Concernant les conditions monétaires, le déficit de liquidité devrait s’atténuer à 122,5 milliards de dirhams à fin 2025, avant de se creuser à 140 milliards en 2026. Au regard de l’évolution prévue de l’activité économique et des anticipations du système bancaire, le crédit bancaire au secteur non financier connaitrait une nette accélération avec une progression de plus de 6% en 2025 et en 2026 au lieu de 2,7% en moyenne durant les deux années précédentes. S’agissant du taux de change effectif réel, il devrait ressortir quasi-stable au terme de 2026, avec une appréciation de 1,9% cette année suivie d’un recul de 1,7% en 2026.

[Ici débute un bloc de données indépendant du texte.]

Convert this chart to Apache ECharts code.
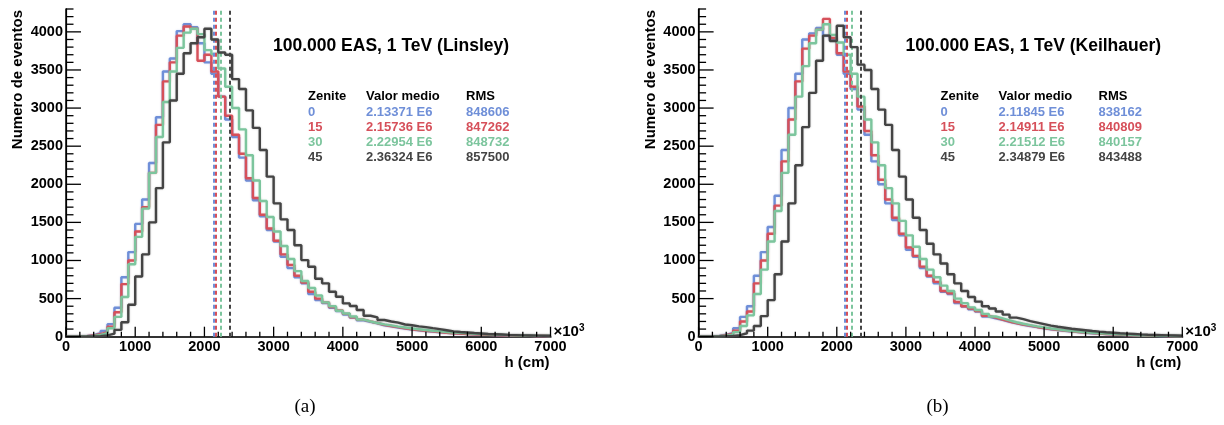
<!DOCTYPE html>
<html><head><meta charset="utf-8">
<script src="https://cdn.jsdelivr.net/npm/echarts@6/dist/echarts.min.js"></script>
<style>html,body{margin:0;padding:0;background:#fff}#c{width:1224px;height:425px}</style>
</head><body><div id="c"></div>
<script>
// ---- data (h in units of 10^3 cm, bins of width 100) ----
const binWidth = 100;
const xTicks = [0, 1000, 2000, 3000, 4000, 5000, 6000, 7000];
const yTicks = [0, 500, 1000, 1500, 2000, 2500, 3000, 3500, 4000];
const xMinorStep = 200, yMinorStep = 100;
const zenith = ['0', '15', '30', '45'];

const linsley_z0 = [1,3,8,20,45,75,165,380,780,1110, 1480,1800,2280,2880,3480,3650,4010,4100,4060,3850, 3600,3450,3150,2850,2620,2350,2050,1790,1580,1400, 1250,1050,900,780,700,560,480,440,380,335, 290,250,215,195,175,150,135,120,108,95, 85,75,68,58,50,45,40,35,30,27, 24,20,18,16,14,12,11,10,8,7];
const linsley_z15 = [1,2,6,15,35,60,130,320,690,1000, 1380,1700,2150,2780,3350,3600,3950,4070,4040,3620, 3700,3480,3150,2900,2650,2400,2080,1820,1600,1420, 1260,1080,940,800,710,590,500,450,390,345, 300,255,225,200,180,155,140,125,110,98, 88,78,70,60,52,46,41,36,32,28, 25,21,19,17,15,13,11,10,9,7];
const linsley_z30 = [1,2,4,10,22,45,110,260,520,950, 1310,1680,2150,2620,3080,3480,3790,3990,4040,3970, 3760,3710,3520,3280,3000,2720,2380,2050,1780,1570, 1380,1190,1020,860,730,640,540,450,400,340, 305,265,225,200,180,162,148,132,120,108, 98,88,78,70,62,56,50,44,39,34, 30,27,24,21,18,16,14,12,11,10];
const linsley_z45 = [0,1,2,4,8,18,40,90,190,420, 790,1080,1500,1950,2550,3100,3450,3720,3850,3930, 4040,3900,3730,3700,3380,3250,2970,2740,2450,2100, 1750,1540,1400,1200,1005,918,760,700,590,525, 437,402,350,275,254,219,200,185,160,150, 135,125,112,100,85,70,62,55,48,42, 36,32,28,24,21,18,16,14,13,12];
const linsley_mean = ['2.13371 E6', '2.15736 E6', '2.22954 E6', '2.36324 E6'];
const linsley_rms = ['848606', '847262', '848732', '857500'];

const keil_z0 = [1,3,10,25,50,110,260,400,800,1110, 1440,1850,2450,3000,3450,3900,3980,4050,3950,3900, 3700,3450,3250,2980,2650,2300,2000,1750,1530,1330, 1140,1050,900,790,700,590,560,440,395,360, 330,265,240,220,195,175,155,140,125,110, 98,88,78,68,60,52,46,40,35,30, 26,22,19,16,14,12,10,9,8,7];
const keil_z15 = [1,2,8,20,40,80,200,330,700,1000, 1350,1720,2300,2850,3350,3780,3950,4030,4170,3920, 3720,3480,3280,3020,2700,2380,2060,1800,1560,1350, 1170,1060,920,800,720,600,570,455,400,370, 335,275,250,225,200,180,160,145,128,114, 100,90,80,70,62,54,47,41,36,31, 27,23,20,17,15,13,11,10,8,7];
const keil_z30 = [1,2,5,12,28,60,140,280,560,880, 1250,1650,2150,2650,3150,3550,3850,4030,4100,3960, 3860,3700,3450,3150,2850,2550,2250,1950,1750,1520, 1330,1180,1020,880,780,670,600,500,440,385, 350,300,265,240,215,190,170,152,136,122, 108,96,85,75,67,59,52,46,40,35, 31,27,23,20,18,15,13,12,10,9];
const keil_z45 = [0,1,2,5,10,20,45,80,140,270, 480,820,1250,1750,2250,2750,3200,3620,3950,3880, 4080,3930,3800,3570,3500,3250,2980,2780,2450,2100, 1800,1560,1400,1220,1080,960,820,700,600,520, 460,400,370,330,290,250,230,205,185,165, 145,130,118,105,95,85,75,66,58,52, 45,40,35,30,26,23,20,17,15,13];
const keil_mean = ['2.11845 E6', '2.14911 E6', '2.21512 E6', '2.34879 E6'];
const keil_rms = ['838162', '840809', '840157', '843488'];

const titles = ['100.000 EAS, 1 TeV (Linsley)', '100.000 EAS, 1 TeV (Keilhauer)'];
const captions = ['(a)', '(b)'];

// ---- styling ----
const colors = ['#6f8fd8', '#d6505a', '#7cc59d', '#444444'];
const FONT = '"Liberation Sans", Arial, Helvetica, sans-serif';
const panels = [
  { series: [linsley_z0, linsley_z15, linsley_z30, linsley_z45], mean: linsley_mean, rms: linsley_rms, left: 66, width: 484.5 },
  { series: [keil_z0, keil_z15, keil_z30, keil_z45], mean: keil_mean, rms: keil_rms, left: 698.6, width: 483.7 }
];
const TOP = 9, HEIGHT = 327.7, XMAX = xTicks[xTicks.length - 1], YMAX = 4300;

function range(a, b, step) { const r = []; for (let v = a; v <= b + 1e-9; v += step) r.push(v); return r; }
const xMinor = range(xTicks[0], XMAX, xMinorStep).filter(v => xTicks.indexOf(v) < 0);
const yMinor = range(yTicks[0], YMAX, yMinorStep).filter(v => yTicks.indexOf(v) < 0);

function tickSeries(xi, yi, values, dir, len) {
  return {
    type: 'custom', xAxisIndex: xi, yAxisIndex: yi, silent: true, clip: false, animation: false, z: 10,
    data: values.map(v => dir === 'x' ? [v, 0] : [0, v]),
    renderItem: function (params, api) {
      const p = api.coord([api.value(0), api.value(1)]);
      const shape = dir === 'x' ? { x1: p[0], y1: p[1], x2: p[0], y2: p[1] - len } : { x1: p[0], y1: p[1], x2: p[0] + len, y2: p[1] };
      return { type: 'line', shape: shape, style: { stroke: '#000', lineWidth: 1.3 } };
    }
  };
}

const grid = [], xAxis = [], yAxis = [], series = [], graphic = [];
panels.forEach((p, k) => {
  grid.push({ left: p.left, top: TOP, width: p.width, height: HEIGHT, show: false });
  const xi = xAxis.length, yi = yAxis.length;
  xAxis.push({
    gridIndex: k, type: 'value', position: 'bottom', min: xTicks[0], max: XMAX, interval: xTicks[1] - xTicks[0],
    axisLine: { show: true, lineStyle: { color: '#000', width: 1.5 } },
    axisTick: { show: false }, minorTick: { show: false },
    splitLine: { show: false },
    axisLabel: { fontFamily: FONT, fontWeight: 'bold', fontSize: 14.5, color: '#000', margin: 3, formatter: v => String(v) }
  });
  xAxis.push({
    gridIndex: k, type: 'value', position: 'top', min: xTicks[0], max: XMAX,
    axisLine: { show: true, lineStyle: { color: '#333', width: 2 } },
    axisTick: { show: false }, axisLabel: { show: false }, splitLine: { show: false }
  });
  yAxis.push({
    gridIndex: k, type: 'value', position: 'left', min: yTicks[0], max: YMAX, interval: yTicks[1] - yTicks[0],
    axisLine: { show: true, lineStyle: { color: '#000', width: 1.5 } },
    axisTick: { show: false },
    splitLine: { show: false },
    axisLabel: { fontFamily: FONT, fontWeight: 'bold', fontSize: 14.5, color: '#000', margin: 3, showMaxLabel: false, formatter: v => String(v) }
  });
  yAxis.push({
    gridIndex: k, type: 'value', position: 'right', min: yTicks[0], max: YMAX,
    axisLine: { show: true, lineStyle: { color: '#000', width: 1.2 } },
    axisTick: { show: false }, axisLabel: { show: false }, splitLine: { show: false }
  });
  series.push(tickSeries(xi, yi, xTicks, 'x', 10));
  series.push(tickSeries(xi, yi, xMinor, 'x', 5));
  series.push(tickSeries(xi, yi, yTicks, 'y', 15));
  series.push(tickSeries(xi, yi, yMinor, 'y', 7.5));
  p.series.forEach((counts, s) => {
    const pts = counts.map((v, i) => [i * binWidth, v]);
    pts.push([counts.length * binWidth, counts[counts.length - 1]]);
    const meanVal = parseFloat(p.mean[s]) * 1000; // E6 cm -> 10^3 cm
    series.push({
      type: 'line', xAxisIndex: xi, yAxisIndex: yi, step: 'end', data: pts,
      symbol: 'none', animation: false, z: 2 + s,
      lineStyle: { color: colors[s], width: 2.4, shadowColor: colors[s] + '55', shadowBlur: 2 },
      markLine: {
        silent: true, symbol: 'none', animation: false, label: { show: false },
        lineStyle: { color: colors[s], type: [4, 3], width: 2 },
        data: [{ xAxis: meanVal }]
      }
    });
  });
  const dx = p.left - panels[0].left;
  const R = p.left + p.width;
  graphic.push({ type: 'text', x: 273 + dx, y: 46, style: { text: titles[k], font: 'bold 17.5px ' + FONT, fill: '#000', textAlign: 'left', textVerticalAlign: 'middle' } });
  const cols = [308 + dx, 366 + dx, 466 + dx];
  const heads = ['Zenite', 'Valor medio', 'RMS'];
  heads.forEach((h, c) => graphic.push({ type: 'text', x: cols[c], y: 96, style: { text: h, font: 'bold 13px ' + FONT, fill: '#000', textVerticalAlign: 'middle' } }));
  for (let s = 0; s < 4; s++) {
    const yy = 112.5 + s * 15;
    [zenith[s], p.mean[s], p.rms[s]].forEach((t, c) => graphic.push({ type: 'text', x: cols[c], y: yy, style: { text: t, font: 'bold 13px ' + FONT, fill: colors[s], textVerticalAlign: 'middle' } }));
  }
  graphic.push({ type: 'text', x: 18 + dx, y: 10, rotation: Math.PI / 2, style: { text: 'Numero de eventos', font: 'bold 15px ' + FONT, fill: '#000', textAlign: 'right', textVerticalAlign: 'middle' } });
  graphic.push({ type: 'text', x: R - 1, y: 363, style: { text: 'h (cm)', font: 'bold 15px ' + FONT, fill: '#000', textAlign: 'right', textVerticalAlign: 'middle' } });
  graphic.push({ type: 'text', x: R + 3, y: 332, style: { text: '×10{s|3}', rich: { s: { fontSize: 10, fontWeight: 'bold', verticalAlign: 'top', padding: [0, 0, 7, 0] } }, font: 'bold 15px ' + FONT, fill: '#000', textAlign: 'left', textVerticalAlign: 'middle' } });
  graphic.push({ type: 'text', x: 305 + dx, y: 407, style: { text: captions[k], font: '19px "Liberation Serif", "DejaVu Serif", serif', fill: '#000', textAlign: 'center', textVerticalAlign: 'middle' } });
});

const chart = echarts.init(document.getElementById('c'), null, { renderer: 'canvas' });
chart.setOption({ animation: false, backgroundColor: '#fff', grid, xAxis, yAxis, series, graphic });
</script></body></html>
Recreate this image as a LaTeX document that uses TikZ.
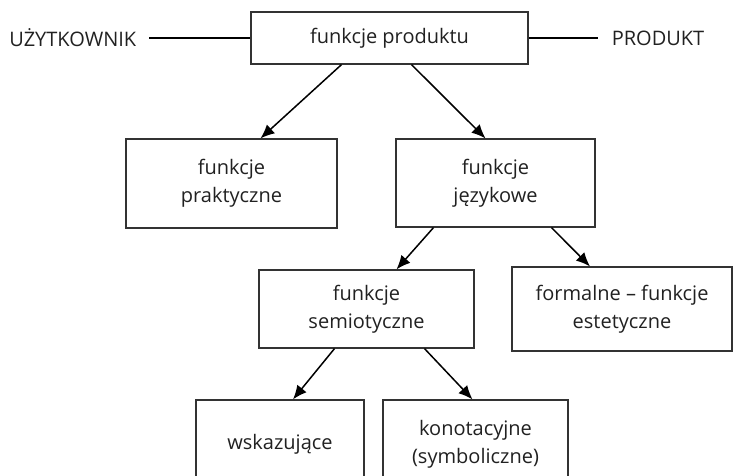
\documentclass[tikz,border=0pt]{standalone}
\usepackage{fontspec}
\setmainfont{Open Sans}
\usepackage{xcolor}
\usepackage{tikz}
\usetikzlibrary{arrows.meta,positioning}
\definecolor{txt}{rgb}{0.13,0.13,0.13}
\definecolor{frame}{rgb}{0.2,0.2,0.2}

\begin{document}
\begin{tikzpicture}[
  x=1pt,y=-1pt,
  font=\fontsize{20}{28}\selectfont,
  box/.style={draw=frame,line width=1.2pt,align=center,inner sep=0pt,text=txt},
  lab/.style={inner sep=0pt,text=txt},
  ln/.style={line width=1.5pt},
  ar/.style={ln,-{Latex[length=14pt,width=12pt]}}]

\useasboundingbox (0,0) rectangle (733,476);
\clip (0,0) rectangle (733,476);

\node[box,minimum width=277pt,minimum height=52pt] (fp) at (389.5,38) {funkcje produktu};
\node[lab,left=114pt of fp] (uz) {UŻYTKOWNIK};
\node[lab,right=83pt of fp] (pr) {PRODUKT};

\node[box,minimum width=211pt,minimum height=89pt] (fpr) at (231.5,183.5)
  {funkcje\\praktyczne};
\node[box,minimum width=199pt,minimum height=88pt] (fj) at (495.5,183)
  {funkcje\\językowe};
\node[box,minimum width=215pt,minimum height=78pt] (fs) at (366.5,309)
  {funkcje\\semiotyczne};
\node[box,minimum width=220pt,minimum height=84pt] (fe) at (622,309)
  {formalne – funkcje\\estetyczne};
\node[box,minimum width=168pt,minimum height=88pt] (wsk) at (280,444)
  {wskazujące};
\node[box,minimum width=185pt,minimum height=88pt] (kon) at (475.5,444)
  {konotacyjne\\(symboliczne)};

\draw[ln,shorten <=13pt] (uz.east) -- (fp.west);
\draw[ln,shorten >=14pt] (fp.east) -- (pr.west);

\draw[ar] ([xshift=-48pt]fp.south) -- ([xshift=29pt]fpr.north);
\draw[ar] ([xshift=22pt]fp.south) -- ([xshift=-10pt]fj.north);
\draw[ar] ([xshift=-62pt]fj.south) -- ([xshift=30pt]fs.north);
\draw[ar] ([xshift=56pt]fj.south) -- ([xshift=-32pt]fe.north);
\draw[ar] ([xshift=-32pt]fs.south) -- ([xshift=13pt]wsk.north);
\draw[ar] ([xshift=58pt]fs.south) -- ([xshift=-3pt]kon.north);
\end{tikzpicture}
\end{document}
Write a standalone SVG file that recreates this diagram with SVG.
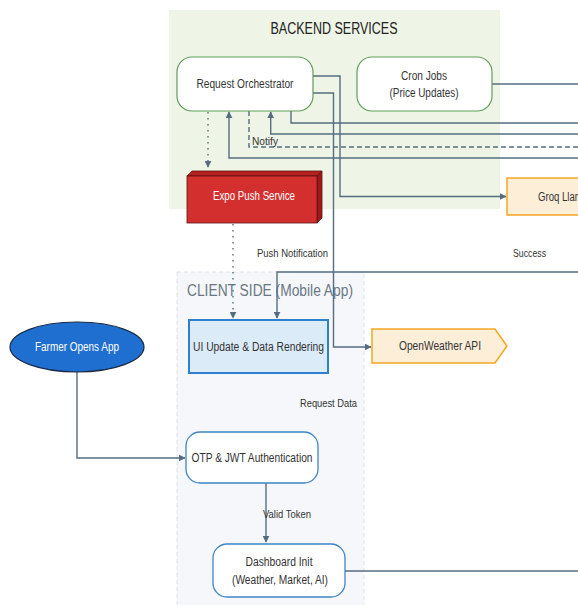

Sur le volet des finances publiques, l’exécution budgétaire au titre des quatre premiers mois de 2025 indique une poursuite de l’amélioration des recettes ordinaires, qui ressortent en augmentation de près de 17%, portées par la progression des rentrées fiscales. En parallèle, les dépenses globales se sont alourdies de 23,6%, reflétant l’accroissement aussi bien des dépenses ordinaires que celles au titre de l’investissement. Tenant compte de ces réalisations, des données de la loi de finances 2025 et de la Programmation Budgétaire Triennale 2025-2027 ainsi que des crédits supplémentaires ouverts par le Gouvernement en avril, le déficit budgétaire, hors produit de cession des participations de l’Etat, devrait, selon les projections de Bank Al-Maghrib, se maintenir à 3,9% du PIB en 2025 avant de s’alléger à 3,4% en 2026.